The initial hull segment for the namesake of a new class of destroyer was put into place at Bath Iron Works on Thursday, 17 November 2001. Named after Admiral Elmo Zumwalt, this vessel will be the largest ship built at BIW in the past 3 decades. Despite the fine materials and exceptional craftsmanship used in it’s construction, the real question regarding this class is whether our Navy needs it.
DDG-1000 is proclaimed as a “revolutionary” design, but quite a number of folks, myself included, have reservations about that entire concept. Traditional advances in shipbuilding and ship design have always come from evolutionary concepts. Taking a proven design and making it better, using proven and reliable concepts and using those, along with well-thought out concepts about future Navy needs has been the halmark of professional Navies, espially the US Navy. It has been the foundation of strength and the backbone of our ability to be victorious time and time again.
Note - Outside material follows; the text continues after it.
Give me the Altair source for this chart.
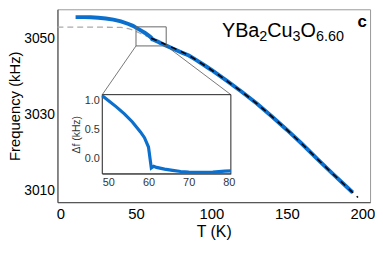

Now comes a new generation of Navy leadership intent on, to my mind, leaving legacy systems and institutions rather than actually addressing the needs of our Navy, and our nation. These men have nearly bankrupted our Navy Shipbuilding budget through their “revolutionary” concepts, left us with a great fleet of white elephants, vice a great fleet, and likely endangered our fleet and our maritime defenses while polishing their names and resumes.
LCS, the Littoral Combat Ship, or as it’s referred to by many, the “Little Crappy Ship” has yet to show any return on it’s investment other than extended maintenance costs, an increasing delay in readiness, virtually no reliability, and nothing to show for the obscene amounts of tax money thrown at it. It is over-sized, under-armed, sucks fuel like a frat boy at a keg party, and has yet to have any of it’s alleged modules available for use.
Now comes the DDG-1000, and over-sized, under-armored, under-armed frankenship whose chief purpose for existence seems to be the guaranteeing of employment for shipbuilders at Bath Iron Works. I absolutely concur that it is well-built. BIW has the finest shipbuilders in the world, and I want to make it clear that I have NO complaints about them. However, with this design, our Navy has been sold a bill of goods. Some of the technology that this ship is supposed to use isn’t even available yet. She has no specified mission for which she is properly designed or armed.
For heaven’s sake, this simple comparison should point out the glaring problem for even the most naive of our citizens: DDG-1000 is as big as the German Pocket Battleship Graf Spee. She is more than 600 feet in length, more than 16,000 tons displacement, and yet her firepower if only a pair of 155mm guns, and 80 VLS boxes, of which the majority are assigned to Sea Sparrow (AAA) use.
More disconcerting is the use of the “Tumblehome” bow. This design is useful for small channels and restricted waters at moderate speeds. However, it has known stability issues, especially at high speeds and heavy seas, both of which this ship should expect to see. The DDG-1000 is a blue-water vessel, and not something to be used in-shore, so why the use of this bow design?
We are building a Tiffany Navy when we need a blue-collar, blue-water navy. We need prize-fighters, not cruise ships.
Our leadership should have taken the initiative to continue with the DDG-51 production, to extend the service life of the CG-47 class cruisers, and to develop a new and evolutionary follow on of the Ticonderoga class, based upon her proven hull design and powerplant.
We could still do this by halting further production of the LCS & DDG-1000 and using that money to keep the DDG-51 line open while a follow-on to CG-41 is developed. We should also give serious consideration to supplementing both of those with a license-built frigate from one of our European allies.
It’s not too late to stop this foolishness. We simply need a congress and a CNO willing to do the right thing, rather than just go along and not make waves.